Well, my two cohorts have beautifully drawn their characters for this blog, so I guess it's my turn. I, too, wish I had the knack for collaging. The best I can do is find a photo. It doesn't have to look a thing like one of my characters. It has to have the mood of the project. And it has to be something pleasant to look at, so I don't shy away from it. But I just can't collect bits and pieces. First of all, I'm so disorganized, that before I ever got them put together, my cat would eat half and the vacuum cleaner the other half. Second of all, it's like outlines. What the book starts out as tends to be completely different by the time it ends. When I send in an outline, I always put two sticky notes in the middle of it. "Warning: Incidents Liable to Change without Notice" and "Trust me."It's one of the reasons I like to stay with familiar editors. They know by now they can do just that. Even if the outline makes no sense at all. I know where the book is going. I just can't verbalize it until I actually tell the story. Did I tell you I'm very, VERY right brain dominant?
Anyway, back to Dee. Deirdre Dolores O'Brien-Ortiz, which as Dee puts it, translates into "Sorrowful, really sorrowful Irish Mexican chick." Dee is the oldest. And, being an oldest myself, I'm very familiar with her. I always say that oldest daughters in Irish Catholic families could be registered by the AKC as a herding group.
Dee feels like she's been in charge since she was four when Lizzie appeared on the scene. She's certainly always been more mature than her flighty parents. She believes she alone has protected her sisters from not only the madness of her parents' former lives as Phil and Fiona Fortune, the Jim and Tammi Faye of psychics, but her mother's sister, Aunt Rellie, who wants to court the girls so she can siphon their powers like extra gas for her sputtering tank.
Dee has always been responsible. She has been the de facto parent for her sisters since she grabbed her sisters and her mother's jewelry collection and went into hiding on her sixteenth birthday. She's now 28, and can't imagine any other life. She adores her sisters, but still tends to see them as the children she's had to protect all these years. After having to move three times to keep away from Aunt Rellie, she believes that this is always going to be her life.

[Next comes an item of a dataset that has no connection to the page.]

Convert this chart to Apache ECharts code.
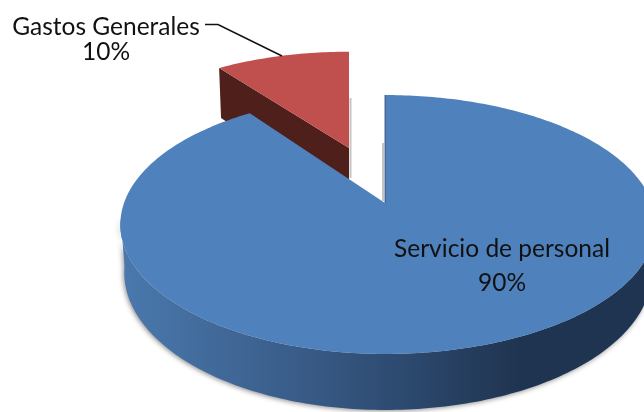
<!DOCTYPE html>
<html>
<head>
<meta charset="utf-8">
<style>html,body{margin:0;background:#fff}#main{width:644px;height:412px}</style>
<script src="https://cdn.jsdelivr.net/npm/echarts@6/dist/echarts.min.js"></script>
</head>
<body>
<div id="main"></div>
<script>
const categories = ['Servicio de personal', 'Gastos Generales'];
const values = [90, 10];
const topColors = ['#4f81bd', '#c0504d'];

// pie geometry, a circle seen in perspective
const apexX = 385, apexY = 203;
const radiusLeft = 261, radiusRight = 267, radiusY = 125.9;
const persp = 0.166, depth = 46.7;
const explode = {1: {u: -0.148, v: 0.471, dx: -36, r: 1.03}};

const total = values.reduce((a, b) => a + b, 0);
const starts = [];
values.reduce((acc, v, i) => { starts[i] = acc / total * 360; return acc + v; }, 0);

function project(deg, r, z, ex) {
  const t = deg * Math.PI / 180;
  const u = r * Math.sin(t), v = r * Math.cos(t);
  const ov = ex ? ex.v : 0;
  const w = 1 + persp * (v + ov);
  const su = z ? 0.985 : 1;
  const rx = u < 0 ? radiusLeft : radiusRight;
  const x = apexX + (ex ? ex.dx : 0) + rx * u * su / w;
  const y = apexY - radiusY * (v + ov) / w + z * depth / w;
  return [x, y];
}

function arc(from, to, z, ex) {
  const pts = [];
  const n = Math.ceil(Math.abs(to - from));
  const r = ex ? ex.r : 1;
  for (let i = 0; i <= n; i++) pts.push(project(from + (to - from) * i / n, r, z, ex));
  return pts;
}

const wallGradient = new echarts.graphic.LinearGradient(120, 0, 520, 0, [
  {offset: 0, color: '#4a79ae'},
  {offset: 0.4, color: '#3b5f8c'},
  {offset: 0.7, color: '#2d4a70'},
  {offset: 1, color: '#1f3450'}
], true);

function renderSlice(params, api) {
  const i = api.value(0);
  const from = starts[i], to = from + values[i] / total * 360;
  const ex = explode[i];
  const children = [];
  const apexTop = project(0, 0, 0, ex);
  const rim = arc(from, to, 0, ex);
  if (i === 0) {
    // front wall of the big slice
    const wall = arc(97, 263, 0).concat(arc(263, 97, 1));
    children.push({type: 'polygon', shape: {points: wall},
      style: {fill: wallGradient, shadowColor: 'rgba(0,0,0,0.45)', shadowBlur: 5, shadowOffsetX: -1, shadowOffsetY: 1}});
    // thin cut edge at the start of the slice
    children.push({type: 'line', shape: {x1: apexX - 2, y1: apexY - 60, x2: apexX - 2, y2: apexY - 2},
      style: {stroke: '#c4c4c4', lineWidth: 2}});
  } else {
    // cut face seen through the gap, runs on behind the big slice
    const a = rim[0], b = project(0, 0, 1.3, ex), c = project(from, ex.r, 1.3, ex);
    children.push({type: 'line', shape: {x1: apexTop[0] + 1.5, y1: 98, x2: apexTop[0] + 1.5, y2: 178},
      style: {stroke: '#c4c4c4', lineWidth: 2}});
    children.push({type: 'polygon', shape: {points: [a, apexTop, b, c]}, style: {fill: '#4f1f1b'}});
  }
  children.push({type: 'polygon', shape: {points: [apexTop].concat(rim)}, style: {fill: topColors[i]}});
  if (i === 0) {
    children.push({type: 'line', shape: {x1: apexX, y1: apexY - 108, x2: apexX, y2: apexY},
      style: {stroke: '#2b4468', lineWidth: 0.8}});
  }
  return {type: 'group', children: children};
}

const labelPos = [[502, 249, 283], [106, 27, 52]];
const labelFont = '24.5px Lato, Carlito, sans-serif';

const chart = echarts.init(document.getElementById('main'), null, {renderer: 'canvas'});
chart.setOption({
  animation: false,
  backgroundColor: '#fff',
  series: [{
    type: 'custom',
    coordinateSystem: 'none',
    renderItem: renderSlice,
    data: [[1], [0]],
    silent: true
  }],
  graphic: [
    {type: 'polyline', z: 10, shape: {points: [[205, 24.5], [218, 24.5], [282, 56]]},
      style: {stroke: '#111', lineWidth: 1.5, fill: null}}
  ].concat(categories.flatMap((name, i) => [
    {type: 'text', z: 10, x: labelPos[i][0], y: labelPos[i][1],
      style: {text: name, font: labelFont, fill: '#111', align: 'center', verticalAlign: 'middle'}},
    {type: 'text', z: 10, x: labelPos[i][0], y: labelPos[i][2],
      style: {text: values[i] + '%', font: labelFont, fill: '#111', align: 'center', verticalAlign: 'middle'}}
  ]))
});
</script>
</body>
</html>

Like Jen's Mare, Dee mirrors Rellie more than she'd like. Rellie's raison d etre(my french is excreble) is control. She's controlled the girls' parents, all the men in her life(and I mean all), and feels it only her right to control the girls. She is chronically furious that they manage to escape her. As for Dee, she also needs to control. Not out of selfishness, but out of a need to protect her sisters and herself from a capricious world and an avaricious aunt. It often sets her against them, especially Mare, who is really not interested in being in control. It obsesses her, because the one thing she can't quite control yet is her power.
Dee changes into things. She can become a hawk or a mouse, which she does to gain unique perspectives for her paintings that are her real soul. But on the downside, she still hasn't been able to focus her power enough, because every time she finds herself in a hot clinch with a guy, she shape-shifts.....into the guy's mother. Obviously her love life is not a screaming success.
So she's caught, terrified to further explore her gift or her art, frustrated by the stagnant state of her life, ashamed because sometimes she resents the sisters she loves so much. She would like to be able to use her power effectively to be a better painter. She is just afraid to do it, not only because after suffering the circus of life with her parents, she is mortally afraid of notoriety, but because years ago Aunt Rellie convinced her that withough her powerful aunt, she'd never be able to. Luckily for her, Danny arrives on his vintage motorcycle, the freeest spirit she's ever met, the greatest temptation, the greatest threat to her anonymity. Danny says he's here to research a book debunking her parents' powers. What he ends up doing is liberating Dee. Deliciously and quite magnificently. On the mountain beyond the town...that's if I can get an appointment for he mountain in between Mare and Lizzie, who evidetnly are already up there sparking thunderstorms with their heroes.
As for New York, Krissie, I am SO there.